Writer: Minhua Chu
Editor: Justin Fischer
On May 10, 2021, the National Healthcare Secruity Adminstration (NHSA) and National Health Commission (NHC) jointly released the “Guidelines on Establishing and Improving the ‘Double Channel’ Management Mechanism for Medicines on the NDRL Negotiation List”.
The so-called dual channel refers to the two sales channels for newly listed high-cost drugs through China’s National Drug Reimbursement List (NDRL). It means that patients can purchase certain drugs in designated retail pharmacies and the fees are covered by basic medical insurance (BMI). For the first time ever in China, sales channels outside of hospitals have are permitted to carry NDRL-negotiated drugs at the national level.
In recent years, several innovative drugs on the NDRL have rapidly progressed through the negotiation pathway. However, some patients have found that certain drugs are not available in hospitals. This is because the level of drug accessibility to the hospitals remains the same, while the frequency of NDRL negotiations has accelerated significantly.
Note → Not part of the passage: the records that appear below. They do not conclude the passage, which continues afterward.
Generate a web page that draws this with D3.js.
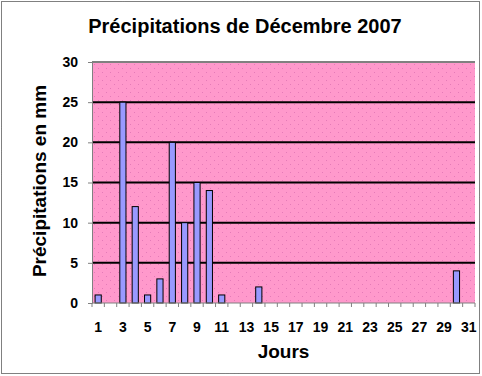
<!doctype html>
<html>
  <head>
    <meta charset="utf-8">
    <script src="https://cdn.jsdelivr.net/npm/d3@7/dist/d3.min.js"></script>
    <style>
      body { margin: 0; background: #fff; }
      text { font-family: "Liberation Sans", Arial, sans-serif; font-weight: bold; }
    </style>
  </head>
  <body>
    <svg id="chart" width="482" height="376"></svg>
    <script>
      // jours 1..31 et pluie en mm
      var jours = d3.range(1, 32);
      var pluie = [1, 0, 25, 12, 1, 3, 20, 10, 15, 14, 1, 0, 0, 2, 0, 0, 0, 0, 0, 0,
                   0, 0, 0, 0, 0, 0, 0, 0, 0, 4, 0];
      var yTicks = [0, 5, 10, 15, 20, 25, 30];
      var xLabels = jours.filter(d => d % 2 == 1);

      var svg = d3.select("#chart");
      var pL = 92, pR = 475, pT = 62, pB = 303;

      // fond pointillé rose
      var pat = svg.append("defs").append("pattern")
        .attr("id", "dots").attr("width", 8).attr("height", 8)
        .attr("patternUnits", "userSpaceOnUse")
        .attr("x", pL).attr("y", pT);
      pat.append("rect").attr("width", 8).attr("height", 8).style("fill", "#ff99cc");
      pat.append("rect").attr("x", 2).attr("y", 2).attr("width", 1).attr("height", 1).style("fill", "#e57ab8");
      pat.append("rect").attr("x", 6).attr("y", 6).attr("width", 1).attr("height", 1).style("fill", "#e57ab8");

      // cadre extérieur
      svg.append("rect")
        .attr("x", 1.5).attr("y", 1.5).attr("width", 478).attr("height", 372)
        .style("fill", "white").style("stroke", "black").style("stroke-dasharray", "1,1");

      var xScale = d3.scaleBand().domain(jours).range([pL, pR]).paddingInner(0.5).paddingOuter(0.25);
      var yScale = d3.scaleLinear().domain([0, 30]).range([pB, pT]);

      svg.append("rect")
        .attr("x", pL).attr("y", pT)
        .attr("width", pR - pL).attr("height", pB - pT)
        .style("fill", "url(#dots)");

      svg.append("line")
        .attr("x1", pL).attr("x2", pR).attr("y1", pT).attr("y2", pT)
        .style("stroke", "#808080").style("stroke-width", 2);

      // lignes de quadrillage
      svg.selectAll("line.grid")
        .data(yTicks.filter(d => d > 0 && d < 30))
        .enter().append("line")
          .attr("class", "grid")
          .attr("x1", pL).attr("x2", pR)
          .attr("y1", d => yScale(d)).attr("y2", d => yScale(d))
          .style("stroke", "black").style("stroke-width", 2);

      var yAxis = d3.axisLeft(yScale).tickValues(yTicks).tickSize(4).tickPadding(10);
      var yG = svg.append("g")
        .attr("transform", `translate(${pL},0)`)
        .call(yAxis);
      yG.select(".domain").style("stroke", "#808080");
      yG.selectAll(".tick line").style("stroke", "#808080");
      yG.selectAll("text").style("font-size", "14px").style("fill", "black");

      // barres
      svg.selectAll("rect.bar")
        .data(pluie)
        .enter().append("rect")
          .attr("class", "bar")
          .attr("x", (d, i) => xScale(jours[i]))
          .attr("width", xScale.bandwidth())
          .attr("y", d => yScale(d))
          .attr("height", d => yScale(0) - yScale(d))
          .style("fill", "#9999ff")
          .style("stroke", "black")
          .style("stroke-width", 1);

      // axe x : graduations aux limites de catégories
      var bounds = d3.range(0, 32).map(i => pL + i * (pR - pL) / 31);
      svg.append("line")
        .attr("x1", pL).attr("x2", pR).attr("y1", pB).attr("y2", pB)
        .style("stroke", "#808080");
      svg.selectAll("line.xtick")
        .data(bounds).enter().append("line")
          .attr("class", "xtick")
          .attr("x1", d => d).attr("x2", d => d)
          .attr("y1", pB).attr("y2", pB + 4)
          .style("stroke", "#808080");

      svg.selectAll("text.xlab")
        .data(xLabels).enter().append("text")
          .attr("class", "xlab")
          .attr("x", d => xScale(d) + xScale.bandwidth() / 2)
          .attr("y", 332)
          .attr("text-anchor", "middle")
          .style("font-size", "14px")
          .text(d => d);

      svg.append("text")
        .attr("x", pL + (pR - pL) / 2).attr("y", 358)
        .attr("text-anchor", "middle")
        .style("font-size", "19px")
        .text("Jours");

      svg.append("text")
        .attr("transform", "translate(46,181) rotate(-90)")
        .attr("text-anchor", "middle")
        .style("font-size", "19px")
        .text("Précipitations en mm");

      svg.append("text")
        .attr("x", 245).attr("y", 33)
        .attr("text-anchor", "middle")
        .style("font-size", "20px")
        .text("Précipitations de Décembre 2007");
    </script>
  </body>
</html>
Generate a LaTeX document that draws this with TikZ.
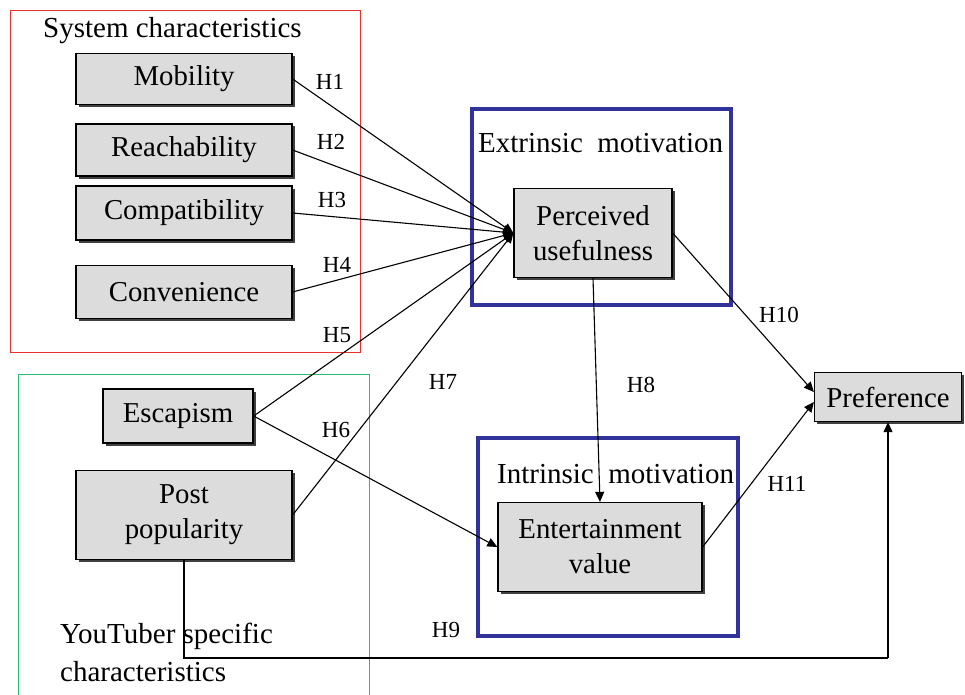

Before reforms were introduced, innovative drugs were first channeled through hospitals and then listed on the NDRL. Now, this process is reveresed for many drugs. This change requires rapid access to hospitals in the short term. Because the negotiation period is two years, it is more likely to expire before even being introduced at a hospital.
The new regulation may help to alleviate this situation. Its purpose is to introduce flexible and widely-distributed services at designated retail pharmacies, put them into NDRL's supply of negotiated drugs, increase supply channels and improve accessibility.
The NHSA pointed out that it is up to the provincial healthcare security administration to decide which drugs are included in the dual channel system. It will implement the classification management for the negotiated drugs. Drugs in the dual channel should have high clincial value and be of urgent need. Alternative drugs will not be included in the dual channel.
Additionally, Good Pharmacovigilance Practices (GVP) was released on May 13. This is the first normative document for pharmacovigilance in China and a supporting document for the implementation of the newly revised Drug Administration Law.